Leave out all pictures. Return exactly the lines from the top of the material through the line containing "const yTickText = ['50', '55', '60', '65', '70', '75'];".
◇ ◇ ◇ ◇ ◇ ◇ ◇
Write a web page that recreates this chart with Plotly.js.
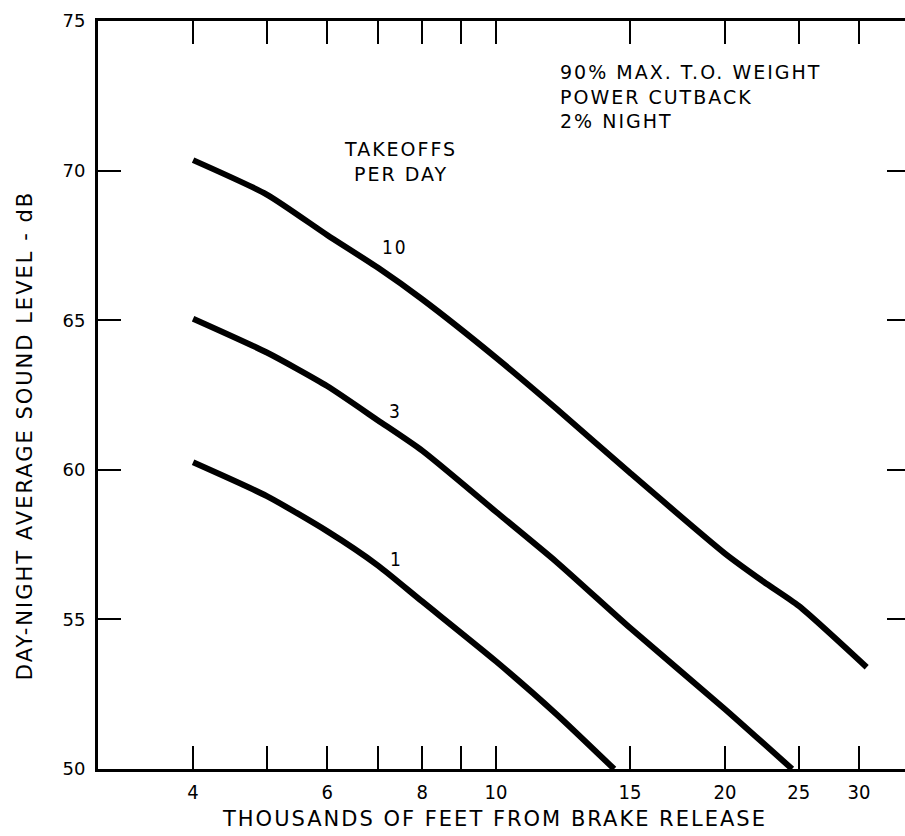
<!DOCTYPE html>
<html>
<head>
<meta charset="utf-8">
<script src="https://cdn.plot.ly/plotly-3.0.1.min.js"></script>
<style>
  html, body { margin: 0; padding: 0; overflow: hidden; background: #fff; }
  #chart { width: 915px; height: 836px; }
  .annotation-text { letter-spacing: 2px; }
</style>
</head>
<body>
<div id="chart"></div>
<script>
// Thousands of feet from brake release vs Day-Night average sound level (dB)
const x10 = [4.0, 5.0, 6.0, 7.0, 8.0, 10.0, 12.0, 15.0, 20.0, 22.5, 25.0, 30.7];
const y10 = [70.35, 69.2, 67.85, 66.75, 65.7, 63.75, 62.05, 59.9, 57.2, 56.25, 55.45, 53.4];

const x3 = [4.0, 5.0, 6.0, 7.0, 8.0, 10.0, 12.0, 15.0, 20.0, 24.5];
const y3 = [65.05, 63.92, 62.8, 61.65, 60.64, 58.6, 56.93, 54.72, 52.0, 50.0];

const x1 = [4.0, 5.0, 6.0, 7.0, 8.0, 10.0, 12.0, 14.3];
const y1 = [60.25, 59.12, 57.95, 56.8, 55.6, 53.6, 51.84, 50.0];

const xTickVals = [4, 5, 6, 7, 8, 9, 10, 15, 20, 25, 30];
const xTickText = ['4', '', '6', '', '8', '', '10', '15', '20', '25', '30'];
const yTickVals = [50, 55, 60, 65, 70, 75];
const yTickText = ['50', '55', '60', '65', '70', '75'];

const curveLabels = ['10', '3', '1'];
const curveLabelX = [7.36, 7.38, 7.40];
const curveLabelY = [67.43, 61.98, 57.02];

const noteLines = ['90% MAX. T.O. WEIGHT', 'POWER CUTBACK', '2% NIGHT'];
const keyLines = ['TAKEOFFS', 'PER DAY'];
const xTitle = 'THOUSANDS OF FEET FROM BRAKE RELEASE';
const yTitle = 'DAY-NIGHT AVERAGE SOUND LEVEL - dB';

const lineStyle = { color: '#000', width: 6, shape: 'spline', smoothing: 0.6 };
const traces = [
  { x: x10, y: y10, name: '10', mode: 'lines', line: lineStyle, hoverinfo: 'skip' },
  { x: x3, y: y3, name: '3', mode: 'lines', line: lineStyle, hoverinfo: 'skip' },
  { x: x1, y: y1, name: '1', mode: 'lines', line: lineStyle, hoverinfo: 'skip' }
];

const fontMain = 'DejaVu Sans, sans-serif';
const annotations = [];
for (let i = 0; i < curveLabels.length; i++) {
  annotations.push({
    text: curveLabels[i], x: Math.log10(curveLabelX[i]), y: curveLabelY[i],
    xref: 'x', yref: 'y', showarrow: false,
    font: { family: 'DejaVu Sans Condensed, sans-serif', size: 19, color: '#000' }
  });
}
annotations.push({
  text: noteLines.join('<br>'), xref: 'paper', yref: 'paper',
  x: 0.5665, y: 0.899, xanchor: 'left', yanchor: 'middle', align: 'left', showarrow: false,
  font: { family: fontMain, size: 19, color: '#000' }
});
annotations.push({
  text: keyLines.join('<br>'), xref: 'paper', yref: 'paper',
  x: 0.373, y: 0.8115, xanchor: 'center', yanchor: 'middle', align: 'center', showarrow: false,
  font: { family: fontMain, size: 19, color: '#000' }
});
annotations.push({
  text: xTitle, xref: 'paper', yref: 'paper',
  x: 0.4877, y: -0.0665, xanchor: 'center', yanchor: 'middle', showarrow: false,
  font: { family: fontMain, size: 21, color: '#000' }
});
annotations.push({
  text: yTitle, xref: 'paper', yref: 'paper', textangle: -90,
  x: -0.0899, y: 0.445, xanchor: 'center', yanchor: 'middle', showarrow: false,
  font: { family: fontMain, size: 21, color: '#000' }
});

const layout = {
  width: 915, height: 836,
  margin: { l: 98, r: 5, t: 21, b: 67 },
  paper_bgcolor: '#fff', plot_bgcolor: '#fff',
  showlegend: false,
  xaxis: {
    type: 'log', range: [Math.log10(3), Math.log10(35)],
    tickvals: xTickVals, ticktext: xTickText,
    ticks: 'inside', ticklen: 23, tickwidth: 2, tickcolor: '#000',
    showline: true, linewidth: 3, linecolor: '#000', mirror: 'ticks',
    showgrid: false, zeroline: false, ticklabelstandoff: 3,
    tickfont: { family: 'DejaVu Sans Condensed, sans-serif', size: 20, color: '#000' }
  },
  yaxis: {
    range: [50, 75],
    tickvals: yTickVals, ticktext: yTickText,
    ticks: 'inside', ticklen: 23, tickwidth: 2, tickcolor: '#000',
    showline: true, linewidth: 3, linecolor: '#000', mirror: 'ticks',
    showgrid: false, zeroline: false, ticklabelstandoff: 6,
    tickfont: { family: fontMain, size: 18, color: '#000' }
  },
  annotations: annotations
};

Plotly.newPlot('chart', traces, layout, { staticPlot: true, displayModeBar: false });
</script>
</body>
</html>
◇ ◇ ◇ ◇ ◇ ◇ ◇
● TASK OUTPUT
Write a web page that recreates this chart with Plotly.js.
<!DOCTYPE html>
<html>
<head>
<meta charset="utf-8">
<script src="https://cdn.plot.ly/plotly-3.0.1.min.js"></script>
<style>
  html, body { margin: 0; padding: 0; overflow: hidden; background: #fff; }
  #chart { width: 915px; height: 836px; }
  .annotation-text { letter-spacing: 2px; }
</style>
</head>
<body>
<div id="chart"></div>
<script>
// Thousands of feet from brake release vs Day-Night average sound level (dB)
const x10 = [4.0, 5.0, 6.0, 7.0, 8.0, 10.0, 12.0, 15.0, 20.0, 22.5, 25.0, 30.7];
const y10 = [70.35, 69.2, 67.85, 66.75, 65.7, 63.75, 62.05, 59.9, 57.2, 56.25, 55.45, 53.4];

const x3 = [4.0, 5.0, 6.0, 7.0, 8.0, 10.0, 12.0, 15.0, 20.0, 24.5];
const y3 = [65.05, 63.92, 62.8, 61.65, 60.64, 58.6, 56.93, 54.72, 52.0, 50.0];

const x1 = [4.0, 5.0, 6.0, 7.0, 8.0, 10.0, 12.0, 14.3];
const y1 = [60.25, 59.12, 57.95, 56.8, 55.6, 53.6, 51.84, 50.0];

const xTickVals = [4, 5, 6, 7, 8, 9, 10, 15, 20, 25, 30];
const xTickText = ['4', '', '6', '', '8', '', '10', '15', '20', '25', '30'];
const yTickVals = [50, 55, 60, 65, 70, 75];
const yTickText = ['50', '55', '60', '65', '70', '75'];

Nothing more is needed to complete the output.